In this country that claims to value hard-working middle-class families, the wealth of those families sank by 40% in recent years, wiping out all the financial gains average Americans had made since the early 1990s. A new Federal Reserve report released Monday shows that the median U.S. family saw its net worth fall from $126,400 in 2007 to $77,300 in 2010. Meanwhile, the rich keep getting richer.
It might be enough to spark an uprising if not for the country song ethic that so many Americans live by.
I was driving to the newsroom in L.A. this morning when a song by Rodney Atkins came on the radio. Titled "These Are My People," it is part of a genre of country songs that extols the life of working men and women:
Yeah the kids that thought they'd run this town
ain't a runnin' much of anything
just lovin' and laughin' and bustin' our asses
and we call it all livin' the dream …
Well, we take it all week on the chin with a grin
'til we make it to a Friday night …
And the beers a pourin'
'til Monday mornin'
and we start it all over again
Atkins' lyrics put me in mind of another country song that has become an anthem at Republican conventions, Lee Greenwood's "God Bless the USA." I confess to having shocked some of my liberal friends by belting out this tune in a tequila-fueled karaoke bar one night a few years back. My rendition was sincere. The opening lines express an ideal that has nothing to do with blue states and red states:
If tomorrow all the things were gone I'd worked for all my life,
And I had to start again with just my children and my wife.
I'd thank my lucky stars to be living here today,
'Cause the flag still stands for freedom and they can't take that away.
The problem is, they can take that away -- at least the part of freedom that has to do with economic independence.
Government policies set in the administrations of both Bill Clinton and George W. Bush let greed run rampant and steal a big piece of economic liberty from plenty of Americans. Bankers suffering from gold rush fever sold young working people home loans they could not afford. It has been thoroughly documented that at financial institutions such as Washington Mutual, loan officers were cajoled to get money out the door, and the faster they did it, the greater their reward. All those bad loans then got bundled into exotic "financial instruments" that were re-sold to investors and to bigger banks that re-bundled and re-sold them, spinning straw into gold like Rumpelstiltskin.
When this pyramid of debt collapsed in 2008, the Rumpelstiltskins of Wall Street kept the gold while America's middle-class families got stuck with straw.
Strangely, what anger there is about this financial shakedown of the middle class is largely misdirected toward Barack Obama and Big Government, even though the current president had nothing to do with creating the disaster and a lack of government oversight, not too much government, was a big factor in the debacle.

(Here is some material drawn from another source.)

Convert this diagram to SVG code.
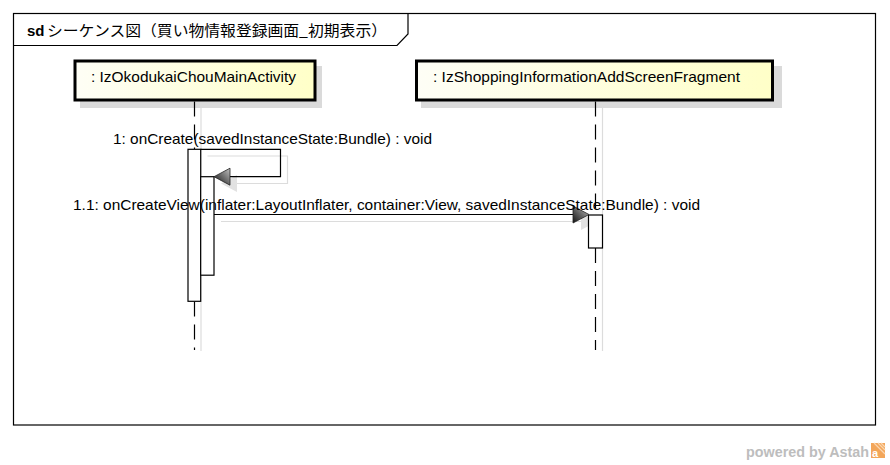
<svg xmlns="http://www.w3.org/2000/svg" width="890" height="465" viewBox="0 0 890 465">
<defs>
<linearGradient id="boxFill" x1="0" y1="0" x2="1" y2="0">
<stop offset="0" stop-color="#fefef6"/>
<stop offset="1" stop-color="#ffffc8"/>
</linearGradient>
<linearGradient id="headFill" x1="1" y1="0" x2="0" y2="1">
<stop offset="0" stop-color="#c0c0c0"/>
<stop offset="0.6" stop-color="#555"/>
<stop offset="1" stop-color="#111"/>
</linearGradient>
<style>
.t{font-family:"Liberation Sans",Arial,sans-serif;font-size:14.5px;fill:#000}
.frame{fill:none;stroke:#000;stroke-width:1.2}
.box{fill:url(#boxFill);stroke:#000;stroke-width:3}
.boxsh{fill:#dadada}
.life{stroke:#000;stroke-width:1.2;stroke-dasharray:15 8;fill:none}
.lifesh{stroke:#dcdcdc;stroke-width:1.2;fill:none}
.act{fill:#fff;stroke:#000;stroke-width:1.2}
.msg{fill:none;stroke:#000;stroke-width:1.2}
.msgsh{fill:none;stroke:#dcdcdc;stroke-width:1.2}
.head{fill:url(#headFill);stroke:#222;stroke-width:0.8}
.headsh{fill:#e2e2e2}
</style>
</defs>
<rect width="890" height="465" fill="#fff"/>
<g id="frame">
<rect class="frame" x="13.5" y="13.5" width="862" height="411.5"/>
<path class="frame" d="M13.5,45.5 H397 L408,34 V13.5"/>
<text class="t" x="27" y="36" style="font-size:15px"><tspan font-weight="bold">sd</tspan></text>
<text x="47" y="36" textLength="340" lengthAdjust="spacingAndGlyphs" style="font-family:'Noto Sans CJK JP','Liberation Sans',sans-serif;font-size:15px">シーケンス図（買い物情報登録画面_初期表示）</text>
</g>
<g id="lifeline-main">
<rect class="boxsh" x="80" y="66" width="242" height="42"/>
<line class="lifesh" x1="201" y1="108" x2="201" y2="351"/>
<rect class="box" x="75" y="61" width="240" height="39"/>
<text class="t" x="91" y="82" textLength="205" lengthAdjust="spacingAndGlyphs">: IzOkodukaiChouMainActivity</text>
<line class="life" x1="194.5" y1="101.5" x2="194.5" y2="149"/>
<line class="life" x1="194.5" y1="301.5" x2="194.5" y2="350"/>
</g>
<g id="lifeline-fragment">
<rect class="boxsh" x="421" y="66" width="361" height="42"/>
<line class="lifesh" x1="602.5" y1="108" x2="602.5" y2="351"/>
<rect class="box" x="416.5" y="61" width="356" height="39"/>
<text class="t" x="433" y="82" textLength="307" lengthAdjust="spacingAndGlyphs">: IzShoppingInformationAddScreenFragment</text>
<line class="life" x1="595.5" y1="101.5" x2="595.5" y2="215"/>
<line class="life" x1="595.5" y1="248" x2="595.5" y2="350"/>
</g>
<g id="connectors">
<path class="msgsh" d="M207.5,156 H287.5 V183.5 H232"/>
<polygon class="headsh" points="221,183.5 237,175 237,192"/>
<path class="msgsh" d="M221,221.5 H582"/>
<polygon class="headsh" points="597,221.5 581,213 581,230"/>
<rect class="act" x="188" y="149.3" width="12.7" height="152"/>
<rect class="act" x="200.7" y="176.7" width="13.3" height="98.5"/>
<rect class="act" x="588.5" y="215" width="14" height="33"/>
<path class="msg" d="M200.7,149.3 H280.5 V176.7 H228"/>
<polygon class="head" points="214,176.7 230,168.2 230,185.2"/>
<path class="msg" d="M214,214.5 H575"/>
<polygon class="head" points="589,214.5 573,206 573,223"/>
<text class="t" x="113" y="144.3" textLength="319" lengthAdjust="spacingAndGlyphs">1: onCreate(savedInstanceState:Bundle) : void</text>
<text class="t" x="73" y="210" textLength="627" lengthAdjust="spacingAndGlyphs">1.1: onCreateView(inflater:LayoutInflater, container:View, savedInstanceState:Bundle) : void</text>
</g>
<g id="watermark">
<text x="746" y="456.5" textLength="123" lengthAdjust="spacingAndGlyphs" style="font-family:'Liberation Sans',Arial,sans-serif;font-size:14.5px;font-weight:bold;fill:#bdbdbd">powered by Astah</text>
<rect x="871" y="443" width="14" height="15" fill="#f3a65a"/>
<path d="M878,443 L885,450 M881,443 L885,447 M874,443 L885,454" stroke="#fbd7b0" stroke-width="1.2"/>
<text x="872" y="457" style="font-family:'Liberation Sans',Arial,sans-serif;font-size:11px;font-weight:bold;fill:#fff">a</text>
</g>
</svg>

More strange, perhaps, is the easy acceptance of the new status quo. Convinced that the American Dream is the best dream possible, average Americans, unlike Europeans, find a way to blame themselves when their dreams take a big hit. Their style is to "take it all week on the chin with a grin" and not expect to be "runnin' much of anything." A cozy family, a softball game and a few beers with their buddies seem to be enough to satisfy.
In some ways, I admire that attitude. Life should be about the people you love and the simple pleasures, not a constant get-rich scheme. But it seems to me the working people of the United States have done their part for two decades. They have worked longer hours, they have become more productive, they have taken pay cuts, they have given up jobs to downsizing and outsourcing and have taken on two lesser jobs to make up the slack in the family budget. In the process, a vast amount of new wealth has been created but almost none of it has trickled down to the men and women who have done the hard work.